BEGIN

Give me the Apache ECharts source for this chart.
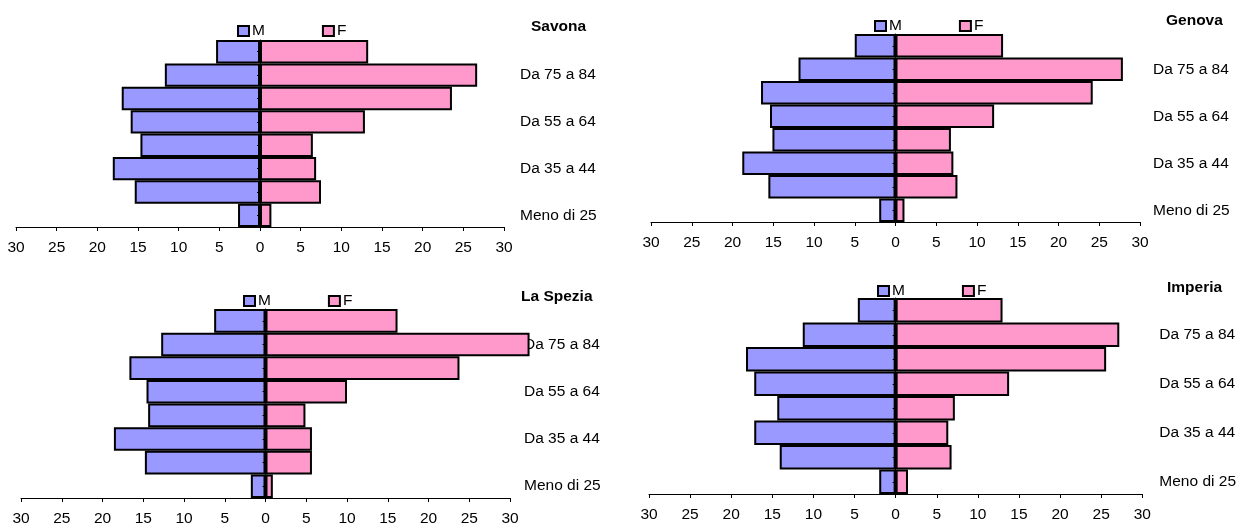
<!DOCTYPE html>
<html>
<head>
<meta charset="utf-8">
<script src="https://cdn.jsdelivr.net/npm/echarts@6/dist/echarts.min.js"></script>
<style>
  html, body { margin: 0; padding: 0; background: #fff; }
  #chart { width: 1239px; height: 527px; }
</style>
</head>
<body>
<div id="chart"></div>
<script>
// Age groups, bottom to top of each pyramid
const ageGroups = ['Meno di 25', 'Da 25 a 34', 'Da 35 a 44', 'Da 45 a 54',
                   'Da 55 a 64', 'Da 65 a 74', 'Da 75 a 84', '85 e oltre'];

// Share (%) of males and females per age group, by province
const savonaM   = [2.7, 15.4, 18.1, 14.7, 15.9, 17.0, 11.7, 5.4];
const savonaF   = [1.4, 7.5, 6.9, 6.5, 12.9, 23.6, 26.7, 13.3];
const genovaM   = [2.0, 15.6, 18.8, 15.1, 15.4, 16.5, 11.9, 5.0];
const genovaF   = [1.1, 7.6, 7.1, 6.8, 12.1, 24.2, 27.9, 13.2];
const speziaM   = [1.8, 14.8, 18.6, 14.4, 14.6, 16.7, 12.8, 6.3];
const speziaF   = [0.9, 5.7, 5.7, 4.9, 10.0, 23.8, 32.4, 16.2];
const imperiaM  = [2.0, 14.1, 17.2, 14.4, 17.2, 18.2, 11.3, 4.6];
const imperiaF  = [1.5, 6.8, 6.4, 7.2, 13.8, 25.6, 27.2, 13.0];

const provinces = ['Savona', 'Genova', 'La Spezia', 'Imperia'];
const valuesM = [savonaM, genovaM, speziaM, imperiaM];
const valuesF = [savonaF, genovaF, speziaF, imperiaF];

// Axis range of the value axis (shown as absolute numbers on both sides)
const axisMin = -30, axisMax = 30, axisStep = 5;

// Placement of each pyramid on the page
const layout = [
  { grid: { left: 16,  top: 40,  width: 488, height: 187 }, labelGap: 16, legend: { left: 237, top: 23 }, title: { left: 531,  top: 19 } },
  { grid: { left: 651, top: 34,  width: 489, height: 188 }, labelGap: 13, legend: { left: 874, top: 18 }, title: { left: 1166, top: 13 } },
  { grid: { left: 21,  top: 309, width: 489, height: 189 }, labelGap: 14, legend: { left: 243, top: 293 }, title: { left: 521, top: 289 } },
  { grid: { left: 649, top: 298, width: 496, height: 196 }, labelGap: 17, legend: { left: 877, top: 283 }, title: { left: 1167, top: 280 } }
];

const FONT = '"Liberation Sans", Arial, sans-serif';
const LABEL_SIZE = 15.5;
const colorM = '#9999FF';
const colorF = '#FF99CC';

const option = {
  backgroundColor: '#ffffff',
  animation: false,
  textStyle: { fontFamily: FONT, color: '#000' },
  title: [], legend: [], grid: [], xAxis: [], yAxis: [], series: []
};

provinces.forEach((name, i) => {
  const L = layout[i];
  option.title.push({
    text: name, left: L.title.left, top: L.title.top, padding: 0,
    textStyle: { fontFamily: FONT, fontSize: 15.5, fontWeight: 'bold', color: '#000' }
  });
  option.legend.push({
    data: ['M', 'F'], left: L.legend.left, top: L.legend.top, padding: 0,
    orient: 'horizontal', itemGap: 57, itemWidth: 11, itemHeight: 10,
    icon: 'rect', selectedMode: false,
    itemStyle: { borderColor: '#000', borderWidth: 2 },
    textStyle: { fontFamily: FONT, fontSize: LABEL_SIZE, color: '#000', padding: [0, 0, 0, -2] }
  });
  option.grid.push(Object.assign({ containLabel: false }, L.grid));
  option.xAxis.push({
    type: 'value', gridIndex: i, min: axisMin, max: axisMax, interval: axisStep,
    axisLine: { show: true, onZero: false, lineStyle: { color: '#000', width: 1 } },
    axisTick: { show: true, length: 4, lineStyle: { color: '#000' } },
    splitLine: { show: false },
    axisLabel: { margin: 13, fontSize: LABEL_SIZE, fontFamily: FONT, color: '#000',
                 formatter: v => String(Math.abs(v)) }
  });
  // central axis at zero, with ticks at each age group
  option.yAxis.push({
    type: 'category', gridIndex: i, data: ageGroups, position: 'left', z: 5,
    axisLine: { show: true, onZero: true, lineStyle: { color: '#000', width: 1 } },
    axisTick: { show: true, alignWithLabel: true, interval: 0, length: 3, lineStyle: { color: '#000' } },
    axisLabel: { show: false }, splitLine: { show: false }
  });
  // age group names on the right side
  option.yAxis.push({
    type: 'category', gridIndex: i, data: ageGroups, position: 'right',
    axisLine: { show: false }, axisTick: { show: false }, splitLine: { show: false },
    axisLabel: { show: true, interval: 1, margin: L.labelGap, fontSize: LABEL_SIZE,
                 fontFamily: FONT, color: '#000' }
  });
  const yIdx = i * 2;
  option.series.push({
    name: 'M', type: 'bar', xAxisIndex: i, yAxisIndex: yIdx,
    data: valuesM[i].map(v => -v), barCategoryGap: '0%', barGap: '-100%', clip: false,
    itemStyle: { color: colorM, borderColor: '#000', borderWidth: 2 }
  });
  option.series.push({
    name: 'F', type: 'bar', xAxisIndex: i, yAxisIndex: yIdx,
    data: valuesF[i].slice(), barCategoryGap: '0%', barGap: '-100%', clip: false,
    itemStyle: { color: colorF, borderColor: '#000', borderWidth: 2 }
  });
});

const chart = echarts.init(document.getElementById('chart'), null, { renderer: 'canvas' });
chart.setOption(option);
</script>
</body>
</html>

END

▸ **Task requirements**
Copy out the data above exactly, except the pictures.

▸ **Result of this exercise**
Give me the Apache ECharts source for this chart.
<!DOCTYPE html>
<html>
<head>
<meta charset="utf-8">
<script src="https://cdn.jsdelivr.net/npm/echarts@6/dist/echarts.min.js"></script>
<style>
  html, body { margin: 0; padding: 0; background: #fff; }
  #chart { width: 1239px; height: 527px; }
</style>
</head>
<body>
<div id="chart"></div>
<script>
// Age groups, bottom to top of each pyramid
const ageGroups = ['Meno di 25', 'Da 25 a 34', 'Da 35 a 44', 'Da 45 a 54',
                   'Da 55 a 64', 'Da 65 a 74', 'Da 75 a 84', '85 e oltre'];

// Share (%) of males and females per age group, by province
const savonaM   = [2.7, 15.4, 18.1, 14.7, 15.9, 17.0, 11.7, 5.4];
const savonaF   = [1.4, 7.5, 6.9, 6.5, 12.9, 23.6, 26.7, 13.3];
const genovaM   = [2.0, 15.6, 18.8, 15.1, 15.4, 16.5, 11.9, 5.0];
const genovaF   = [1.1, 7.6, 7.1, 6.8, 12.1, 24.2, 27.9, 13.2];
const speziaM   = [1.8, 14.8, 18.6, 14.4, 14.6, 16.7, 12.8, 6.3];
const speziaF   = [0.9, 5.7, 5.7, 4.9, 10.0, 23.8, 32.4, 16.2];
const imperiaM  = [2.0, 14.1, 17.2, 14.4, 17.2, 18.2, 11.3, 4.6];
const imperiaF  = [1.5, 6.8, 6.4, 7.2, 13.8, 25.6, 27.2, 13.0];

const provinces = ['Savona', 'Genova', 'La Spezia', 'Imperia'];
const valuesM = [savonaM, genovaM, speziaM, imperiaM];
const valuesF = [savonaF, genovaF, speziaF, imperiaF];

// Axis range of the value axis (shown as absolute numbers on both sides)
const axisMin = -30, axisMax = 30, axisStep = 5;

// Placement of each pyramid on the page
const layout = [
  { grid: { left: 16,  top: 40,  width: 488, height: 187 }, labelGap: 16, legend: { left: 237, top: 23 }, title: { left: 531,  top: 19 } },
  { grid: { left: 651, top: 34,  width: 489, height: 188 }, labelGap: 13, legend: { left: 874, top: 18 }, title: { left: 1166, top: 13 } },
  { grid: { left: 21,  top: 309, width: 489, height: 189 }, labelGap: 14, legend: { left: 243, top: 293 }, title: { left: 521, top: 289 } },
  { grid: { left: 649, top: 298, width: 496, height: 196 }, labelGap: 17, legend: { left: 877, top: 283 }, title: { left: 1167, top: 280 } }
];

const FONT = '"Liberation Sans", Arial, sans-serif';
const LABEL_SIZE = 15.5;
const colorM = '#9999FF';
const colorF = '#FF99CC';

const option = {
  backgroundColor: '#ffffff',
  animation: false,
  textStyle: { fontFamily: FONT, color: '#000' },
  title: [], legend: [], grid: [], xAxis: [], yAxis: [], series: []
};

provinces.forEach((name, i) => {
  const L = layout[i];
  option.title.push({
    text: name, left: L.title.left, top: L.title.top, padding: 0,
    textStyle: { fontFamily: FONT, fontSize: 15.5, fontWeight: 'bold', color: '#000' }
  });
  option.legend.push({
    data: ['M', 'F'], left: L.legend.left, top: L.legend.top, padding: 0,
    orient: 'horizontal', itemGap: 57, itemWidth: 11, itemHeight: 10,
    icon: 'rect', selectedMode: false,
    itemStyle: { borderColor: '#000', borderWidth: 2 },
    textStyle: { fontFamily: FONT, fontSize: LABEL_SIZE, color: '#000', padding: [0, 0, 0, -2] }
  });
  option.grid.push(Object.assign({ containLabel: false }, L.grid));
  option.xAxis.push({
    type: 'value', gridIndex: i, min: axisMin, max: axisMax, interval: axisStep,
    axisLine: { show: true, onZero: false, lineStyle: { color: '#000', width: 1 } },
    axisTick: { show: true, length: 4, lineStyle: { color: '#000' } },
    splitLine: { show: false },
    axisLabel: { margin: 13, fontSize: LABEL_SIZE, fontFamily: FONT, color: '#000',
                 formatter: v => String(Math.abs(v)) }
  });
  // central axis at zero, with ticks at each age group
  option.yAxis.push({
    type: 'category', gridIndex: i, data: ageGroups, position: 'left', z: 5,
    axisLine: { show: true, onZero: true, lineStyle: { color: '#000', width: 1 } },
    axisTick: { show: true, alignWithLabel: true, interval: 0, length: 3, lineStyle: { color: '#000' } },
    axisLabel: { show: false }, splitLine: { show: false }
  });
  // age group names on the right side
  option.yAxis.push({
    type: 'category', gridIndex: i, data: ageGroups, position: 'right',
    axisLine: { show: false }, axisTick: { show: false }, splitLine: { show: false },
    axisLabel: { show: true, interval: 1, margin: L.labelGap, fontSize: LABEL_SIZE,
                 fontFamily: FONT, color: '#000' }
  });
  const yIdx = i * 2;
  option.series.push({
    name: 'M', type: 'bar', xAxisIndex: i, yAxisIndex: yIdx,
    data: valuesM[i].map(v => -v), barCategoryGap: '0%', barGap: '-100%', clip: false,
    itemStyle: { color: colorM, borderColor: '#000', borderWidth: 2 }
  });
  option.series.push({
    name: 'F', type: 'bar', xAxisIndex: i, yAxisIndex: yIdx,
    data: valuesF[i].slice(), barCategoryGap: '0%', barGap: '-100%', clip: false,
    itemStyle: { color: colorF, borderColor: '#000', borderWidth: 2 }
  });
});

const chart = echarts.init(document.getElementById('chart'), null, { renderer: 'canvas' });
chart.setOption(option);
</script>
</body>
</html>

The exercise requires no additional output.